Owner-operators responded in a big way to Wendy Parker’s telling of her first experience of a lumper fee on the long road with her owner-operator husband, George. Of particular note was Riley, Kan.-based Gordon Alkire’s account of an early-mid-1990s experience at a dock (find it under Parker’s post here — Alkire posts as “Mousekiller”), as well as the accounts that follow.
Some receivers, particularly in grocery distribution, commonly outsource to lumping services independent of their core business. All the same, forcing a carrier to pay a service for unload without reimbursement is illegal under Title 49 of the United States Code, § 14103, on the loading and unloading of motor vehicles; owner-operators/carriers should retain the option of unloading. If they do not, and they or their employing carriers aren’t being compensated for the lumper fee by either shipper or receiver, then the statute has been violated. The section places responsibility on the shipper/receiver to compensate and/or assist vehicle operators/owners for their work unloading or loading when such assistance is required. As stated, coercion to pay out of pocket for shipper/receiver assistance is prohibited.
The Owner-Operator Independent Drivers Association took the SuperValu company to federal court in recent years over the company’s insurance requirement for carriers not utilizing lumping services at their docks. Find more about the case here in the court opinion text, which came down in favor of the receiver.

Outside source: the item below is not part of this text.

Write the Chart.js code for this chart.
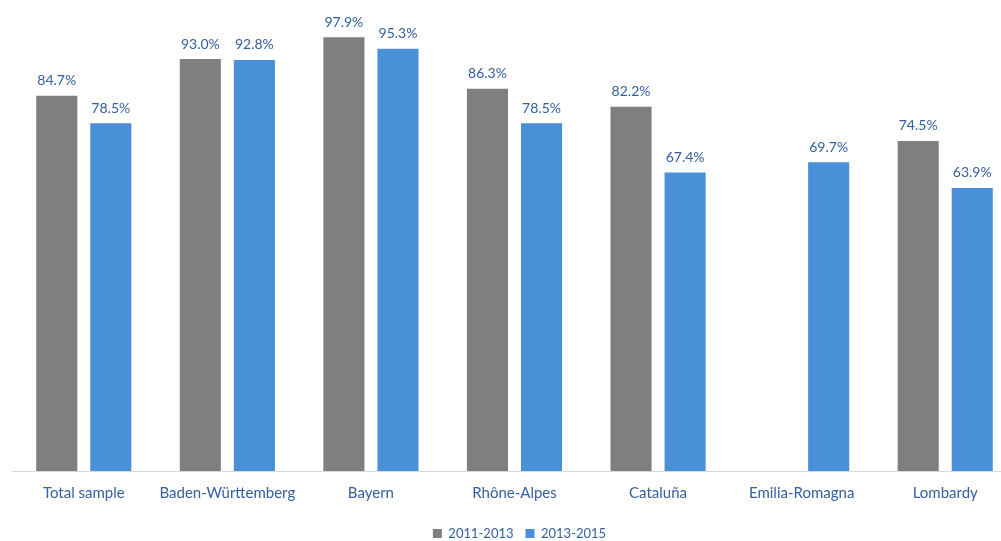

In 2012, OOIDA began collecting information from drivers in a lumper-focused portion of a member survey, finding that the issue of lumping fees remained a big one at grocery-warehouse locations. Sixty percent of total survey respondents “indicated that they have used lumpers, with 36.5 percent being required to use lumpers when they would have preferred to unload themselves,” survey results read. Among survey respondents paying lumper fees, “nine percent do not receive any reimbursement.”
Reader responses:
Chris Harkins: Lumpers are the sole reason I do not ever haul anything that you might find in a grocery store! Last time I had a run-in with them was about 10 years ago at McLane North East in Contoocook, N.H. I had a midnight appointment which I arrived on-time for with just six pallets of pretzels. I handed in my paperwork and was given a door. I was then approached by the lumper “service” and told it would cost me $50 to get unloaded. I said, “No thanks, I’m all set,” and used my own pallet jack and placed the six pallets in a neat row so they could be counted and inspected for damage. After an hour of waiting I inquired about what was taking so long. I was then told that the pallets needed to be broken down and restacked onto smaller pallets. I just laughed. I was then told that the lumper “service” could do it but it was going to cost me $150 now. Again I laughed. I took my pallet jack and reloaded the 6 pallets back onto my trailer, went up front and asked to see my paperwork. The dispatcher gave it to me and I turned to walk out the door. He started yelling at me to get back there because they needed that product. I said, “Apparently not enough to sign for it and get me on my way without some sort of payment to your lumper service.” … It was not 15 minutes later that I got a call from the broker asking what was going on. (It’s now 2 a.m.) I told him what just happened and he told me I had to go back and just to pay the lumpers and he would pay me for it. To which I replied, “Not without an additional $200 for a redelivery tomorrow. So there better be a rate confirmation on the fax before I get home, and when I come back tomorrow, if they mention lumpers I’m out of there. Well, it’s amazing how fast things went the next night.”
Craig Vecellio: Normally, I pull a flatbed, and lumpers are among the reasons. One time when flat freight was low, I got put on a dry van delivering to a grocery warehouse in Jersey. When I got there … four of them [were] sitting at a table playing cards, and they wanted me to wait 15 hours to unload. “Where’s the pallet jack?” I said. “I’ll do it.” They said, “No no no, this is a Teamsters shop, you can’t do that!” I said, “I usually flatbed, I’m used to handling the load,” and started pulling boxes off the pallets by hand…. I got unloaded.
Jon McLaughlin: I just tell them that I did not just show up with this load and ask them if they wanted it. That somebody for the company ordered it and that I will not pay to have their order unloaded. If they want it, they will unload it…. That has worked several times. Or I call the load broker and tell them that it is their responsibility and that I was not paid enough for this. Now when I go to load, I check what the commodity is and ask if a lumper fee is involved. If so, I decline the load.